Président de la CGPME Rhône-Alpes depuis 1997 et administrateur d’Entreprise Rhône-Alpes International (Erai), bras armé à l’international de la Région, depuis 1987, François Turcas est connu pour son franc parler. Pour la Lettre confidentielle, le président de l’organisation patronale rappelle l’importance pour les entreprises rhônalpines d’Erai, association fondée en 1987 à l’initiative du premier vice-président de la Région de l’époque, Alain Mérieux, et défend la stratégie offensive impulsée depuis 2005 par l’actuel président d’Erai, Daniel Gouffé, à contre-courant des critiques à l’égard de ce dernier*.
François Turcas, qui a décidé de s’engager dans la recherche d’une solution pour Erai en intégrant le groupe de travail mis en place par quelques administrateurs pour trouver un plan B sous la conduite de Pascal Nadobny* réfute ainsi toutes les critiques qui fusent à l’égard du président d’Erai, les unes après les autres. D’abord, que le réseau des bureaux, avec 27 implantations à l’étranger, serait trop vaste*. « C’est facile de critiquer, affirme-t-il. Daniel Gouffé a donné une dimension internationale à l’organisme qu’il préside. Mais le budget d’Erai est ce qu’il est, insuffisant ». Pourquoi ne lui donne-t-on pas des moyens similaires au Bade-Wurtemberg ou à la Catalogne ? Est-ce que l’on veut que Rhône-Alpes ait une dimension mondiale ou veut-on simplement exister ?
Le pavillon régional à Shanghai est « une très belle vitrine »
Pour François Turcas, qui est aussi conseiller du commerce extérieur de la France (CCEF), Erai s’est efforcé de saisir « les opportunités, d’être souple comme les TPE et PME ». Même s’il reconnaît qu’en certaines circonstances l’organisme a pu manquer de « réactivité », il s’emporte quand on conteste « le dynamisme » de la structure. D’ailleurs, l’inusable patron de la CPME Rhône-Alpes, réélu l’an dernier à l’unanimité pour un nouveau mandat de trois ans, estime qu’Erai a effectué un parcours sans faute jusqu’en 2010, année de l’Exposition universelle de Shanghai.

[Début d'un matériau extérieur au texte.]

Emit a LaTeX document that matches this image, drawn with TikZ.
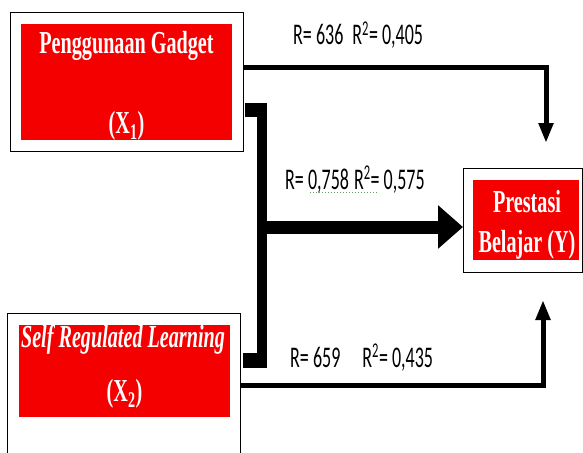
\documentclass[tikz,border=0pt]{standalone}
\usepackage{fontspec}
\usetikzlibrary{arrows.meta}
\newfontfamily\boxfont[FakeStretch=0.63]{Liberation Serif}
\newfontfamily\lblfont[FakeStretch=0.6]{Carlito}
\definecolor{boxred}{RGB}{245,0,0}
\definecolor{spellgreen}{RGB}{100,160,100}
\begin{document}
\begin{tikzpicture}[x=1pt,y=-1pt,
  outerbox/.style={draw=black, line width=1pt, fill=white, inner sep=0pt, anchor=north west},
  redbox/.style={fill=boxred, draw=none, inner sep=0pt, anchor=north west},
  boxtext/.style={text=white, font=\boxfont\bfseries\fontsize{32}{34}\selectfont, inner sep=0pt, anchor=base},
  boxtexti/.style={boxtext, font=\boxfont\bfseries\itshape\fontsize{32}{34}\selectfont},
  lbl/.style={font=\lblfont\fontsize{30}{32}\selectfont, inner sep=0pt, anchor=base west},
  thinarrow/.style={line width=5pt, line join=miter, -{Triangle[width=14pt,length=20pt]}},
  bigarrow/.style={line width=13pt, -{Triangle[width=42pt,length=25pt]}},
  stubblock/.style={fill=black, draw=none, inner sep=0pt, anchor=north west},
]
\useasboundingbox (0,0) rectangle (583,452);
\clip (0,0) rectangle (583,452);

% boxes
\node[outerbox, minimum width=233pt, minimum height=139pt] (box1) at (10,12) {};
\node[redbox, minimum width=211pt, minimum height=116pt] (red1) at (21,24) {};
\node[boxtext] (t1a) at (126.5,53) {Penggunaan Gadget};
\node[boxtext] (t1b) at (126.5,133) {(X\textsubscript{1})};

\node[outerbox, minimum width=233pt, minimum height=160pt] (box2) at (7,313) {};
\node[redbox, minimum width=211pt, minimum height=92pt] (red2) at (19,325) {};
\node[boxtexti] (t2a) at (123,347) {Self Regulated Learning};
\node[boxtext] (t2b) at (124.5,401) {(X\textsubscript{2})};

\node[outerbox, minimum width=119pt, minimum height=104pt] (boxY) at (463,168) {};
\node[redbox, minimum width=106pt, minimum height=80pt] (redY) at (473,180) {};
\node[boxtext] (tYa) at (527,212) {Prestasi};
\node[boxtext] (tYb) at (527,252) {Belajar (Y)};

% labels
\node[lbl] (l1) at (293,45) {R= 636\hspace{9pt}R\textsuperscript{2}= 0,405};
\node[lbl] (l2) at (285,189) {R= 0,758\hspace{5pt}R\textsuperscript{2}= 0,575};
\node[lbl] (l3) at (290,367) {R= 659\hspace{22pt}R\textsuperscript{2}= 0,435};
\draw[spellgreen, dotted, line width=1pt] (310,192) -- (378,192);

% connectors
\coordinate (toptip) at (546,143);
\coordinate (bottip) at (543,300);
\draw[thinarrow] ([yshift=-55pt]box1.north east) -| (toptip);
\draw[thinarrow] ([yshift=-72pt]box2.north east) -| (bottip);

\node[stubblock, minimum width=22pt, minimum height=14pt] (stub1) at (245,103) {};
\node[stubblock, minimum width=24pt, minimum height=15pt] (stub2) at (243,353) {};
\draw[line width=10pt] ([xshift=-5pt]stub1.north east) -- ([xshift=-5pt]stub2.south east);
\coordinate (junction) at (262,227);
\draw[bigarrow] (junction) -- (boxY.west |- junction);
\end{tikzpicture}
\end{document}
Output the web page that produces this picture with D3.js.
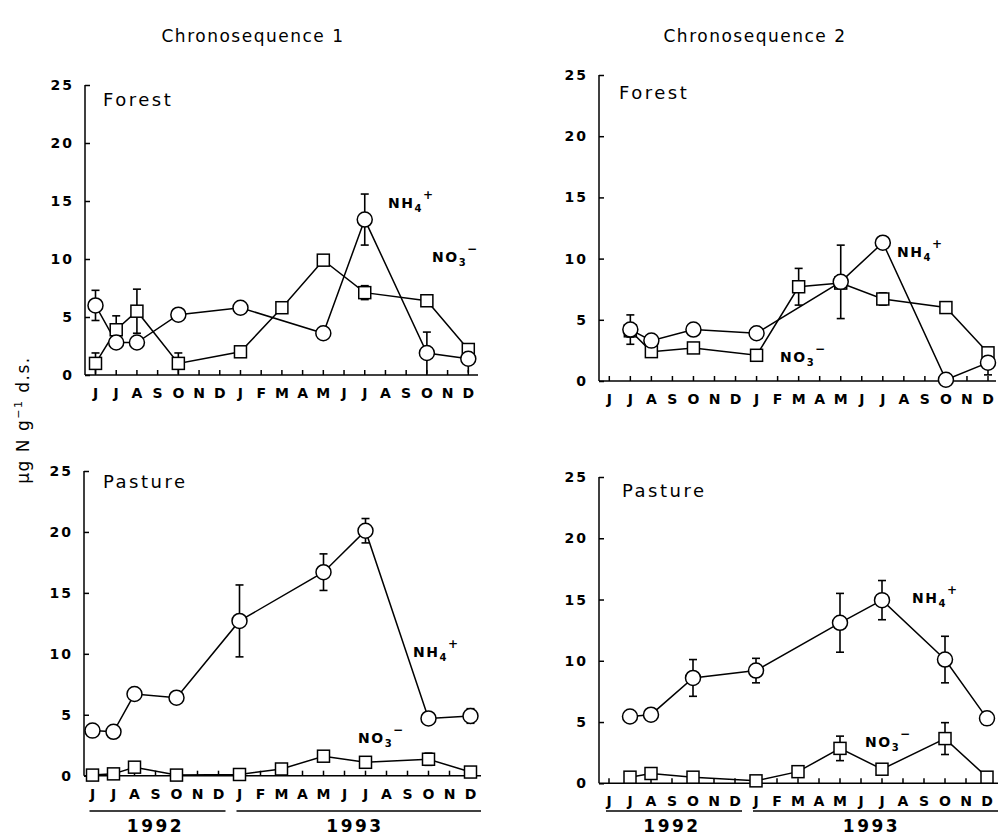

« C’était un projet surdimensionné pour ses seules ressources. Le coût de l’Espace Rhône-Alpes à Shanghai était astronomique et çà aurait dû être à la Région de supporter directement la charge de ce pavillon ». Certes, reconnaît-il, « la Région a, par la suite, repris les actifs », mais, selon lui, « après ce déséquilibre, les finances d’Erai étaient engagées sur une mauvaise pente ». Après l’exposition universelle, Rhône-Alpes a été un des seuls acteurs mondiaux à ne pas détruire son pavillon. « C’est aujourd’hui une très belle vitrine. Le projet à l’époque était intelligent et c’est par de telles structures que la France trouvera son salut », assure encore le président de l’organisation patronale.
Erai est aussi critiqué pour opérer pour la province du Québec et la région Aquitaine. « Mais c’est une ouverture réciproque avec le Québec », s’enthousiasme François Turcas, selon lequel la province canadienne offre « des synergies » et notamment « des entrées dans des pays, des régions dans lesquelles les entreprises de la région ne sont pas ». Quant à l’Aquitaine, certes, répond-il, « aujourd’hui, nous allons privilégier le tandem avec l’Auvergne, mais quand j’ai un bureau de 15 places au Canada et que 8 seulement sont prises, pourquoi je n’en offrirai pas une à une entreprise d’Aquitaine ? ».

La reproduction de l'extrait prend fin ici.